To be done » Set down the data below from its first line to the line holding "ctx.textBaseline = 'middle';", inclusive; omit all pictures.

--- begin ---

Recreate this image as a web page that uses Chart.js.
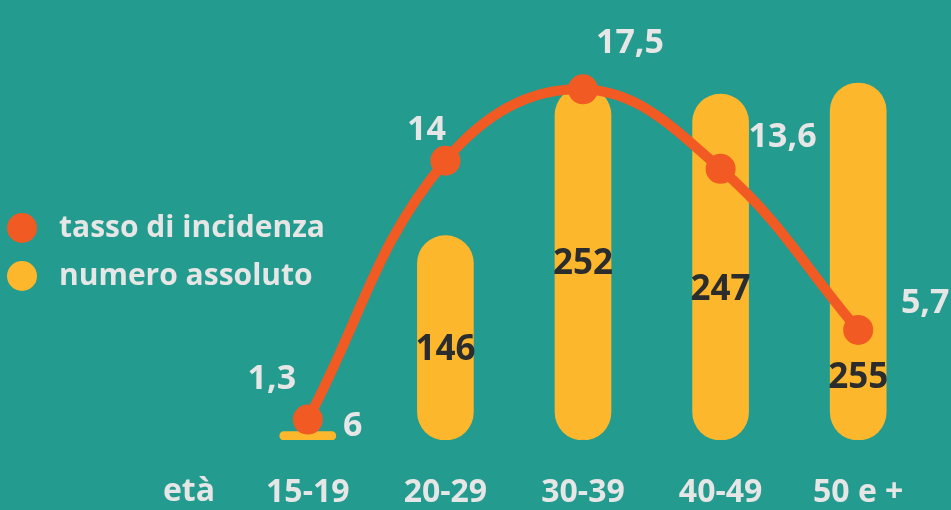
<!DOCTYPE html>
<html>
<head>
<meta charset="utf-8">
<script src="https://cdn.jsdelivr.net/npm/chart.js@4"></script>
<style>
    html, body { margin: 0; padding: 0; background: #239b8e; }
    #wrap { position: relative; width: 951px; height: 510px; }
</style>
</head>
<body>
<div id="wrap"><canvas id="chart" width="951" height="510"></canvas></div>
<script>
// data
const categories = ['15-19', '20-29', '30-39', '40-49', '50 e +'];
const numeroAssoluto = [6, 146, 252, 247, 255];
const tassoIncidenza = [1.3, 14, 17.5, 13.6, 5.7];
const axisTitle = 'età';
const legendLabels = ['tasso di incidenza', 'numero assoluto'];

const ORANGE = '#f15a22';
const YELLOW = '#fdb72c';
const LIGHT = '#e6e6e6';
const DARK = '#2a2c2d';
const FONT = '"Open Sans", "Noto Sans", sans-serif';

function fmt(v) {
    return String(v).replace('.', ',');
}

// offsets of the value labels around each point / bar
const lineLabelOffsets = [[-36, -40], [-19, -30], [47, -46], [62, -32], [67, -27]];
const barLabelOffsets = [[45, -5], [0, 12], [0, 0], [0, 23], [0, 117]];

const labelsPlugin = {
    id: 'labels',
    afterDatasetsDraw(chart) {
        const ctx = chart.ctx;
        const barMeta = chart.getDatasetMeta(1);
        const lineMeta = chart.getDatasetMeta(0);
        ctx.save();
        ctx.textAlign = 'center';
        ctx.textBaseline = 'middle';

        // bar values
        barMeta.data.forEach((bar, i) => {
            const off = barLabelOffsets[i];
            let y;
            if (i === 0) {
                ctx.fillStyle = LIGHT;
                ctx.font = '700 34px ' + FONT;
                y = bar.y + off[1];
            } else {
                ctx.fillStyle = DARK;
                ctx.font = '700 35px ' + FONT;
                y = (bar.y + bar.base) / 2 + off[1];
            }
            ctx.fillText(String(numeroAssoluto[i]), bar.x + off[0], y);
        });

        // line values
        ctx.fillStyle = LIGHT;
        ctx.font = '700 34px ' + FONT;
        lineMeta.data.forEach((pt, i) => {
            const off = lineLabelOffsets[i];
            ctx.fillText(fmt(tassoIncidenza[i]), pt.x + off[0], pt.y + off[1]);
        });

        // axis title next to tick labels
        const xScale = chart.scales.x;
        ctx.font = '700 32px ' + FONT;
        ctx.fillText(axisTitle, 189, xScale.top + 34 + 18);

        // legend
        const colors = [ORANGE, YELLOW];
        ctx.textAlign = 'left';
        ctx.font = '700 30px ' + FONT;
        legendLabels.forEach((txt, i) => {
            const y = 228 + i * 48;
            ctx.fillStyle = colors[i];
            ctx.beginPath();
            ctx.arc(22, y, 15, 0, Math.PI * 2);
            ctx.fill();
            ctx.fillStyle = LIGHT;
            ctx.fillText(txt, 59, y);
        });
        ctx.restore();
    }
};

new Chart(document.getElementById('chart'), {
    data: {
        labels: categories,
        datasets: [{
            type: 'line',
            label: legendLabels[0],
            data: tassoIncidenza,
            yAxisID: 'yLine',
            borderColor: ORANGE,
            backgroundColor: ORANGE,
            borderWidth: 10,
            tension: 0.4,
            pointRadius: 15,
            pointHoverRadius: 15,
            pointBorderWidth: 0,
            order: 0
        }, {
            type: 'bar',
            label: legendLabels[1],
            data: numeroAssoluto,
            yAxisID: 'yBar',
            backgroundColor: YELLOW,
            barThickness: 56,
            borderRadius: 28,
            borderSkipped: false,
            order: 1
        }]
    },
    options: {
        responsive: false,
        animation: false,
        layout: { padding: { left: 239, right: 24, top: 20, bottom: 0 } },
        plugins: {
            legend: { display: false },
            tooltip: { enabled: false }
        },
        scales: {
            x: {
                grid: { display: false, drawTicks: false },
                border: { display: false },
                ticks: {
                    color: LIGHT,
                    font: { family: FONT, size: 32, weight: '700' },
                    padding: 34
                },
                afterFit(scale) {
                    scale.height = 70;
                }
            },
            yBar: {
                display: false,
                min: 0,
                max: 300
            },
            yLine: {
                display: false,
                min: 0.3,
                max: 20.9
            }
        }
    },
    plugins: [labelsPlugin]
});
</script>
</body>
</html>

--- end ---

The reply »
Recreate this image as a web page that uses Chart.js.
<!DOCTYPE html>
<html>
<head>
<meta charset="utf-8">
<script src="https://cdn.jsdelivr.net/npm/chart.js@4"></script>
<style>
    html, body { margin: 0; padding: 0; background: #239b8e; }
    #wrap { position: relative; width: 951px; height: 510px; }
</style>
</head>
<body>
<div id="wrap"><canvas id="chart" width="951" height="510"></canvas></div>
<script>
// data
const categories = ['15-19', '20-29', '30-39', '40-49', '50 e +'];
const numeroAssoluto = [6, 146, 252, 247, 255];
const tassoIncidenza = [1.3, 14, 17.5, 13.6, 5.7];
const axisTitle = 'età';
const legendLabels = ['tasso di incidenza', 'numero assoluto'];

const ORANGE = '#f15a22';
const YELLOW = '#fdb72c';
const LIGHT = '#e6e6e6';
const DARK = '#2a2c2d';
const FONT = '"Open Sans", "Noto Sans", sans-serif';

function fmt(v) {
    return String(v).replace('.', ',');
}

// offsets of the value labels around each point / bar
const lineLabelOffsets = [[-36, -40], [-19, -30], [47, -46], [62, -32], [67, -27]];
const barLabelOffsets = [[45, -5], [0, 12], [0, 0], [0, 23], [0, 117]];

const labelsPlugin = {
    id: 'labels',
    afterDatasetsDraw(chart) {
        const ctx = chart.ctx;
        const barMeta = chart.getDatasetMeta(1);
        const lineMeta = chart.getDatasetMeta(0);
        ctx.save();
        ctx.textAlign = 'center';
        ctx.textBaseline = 'middle';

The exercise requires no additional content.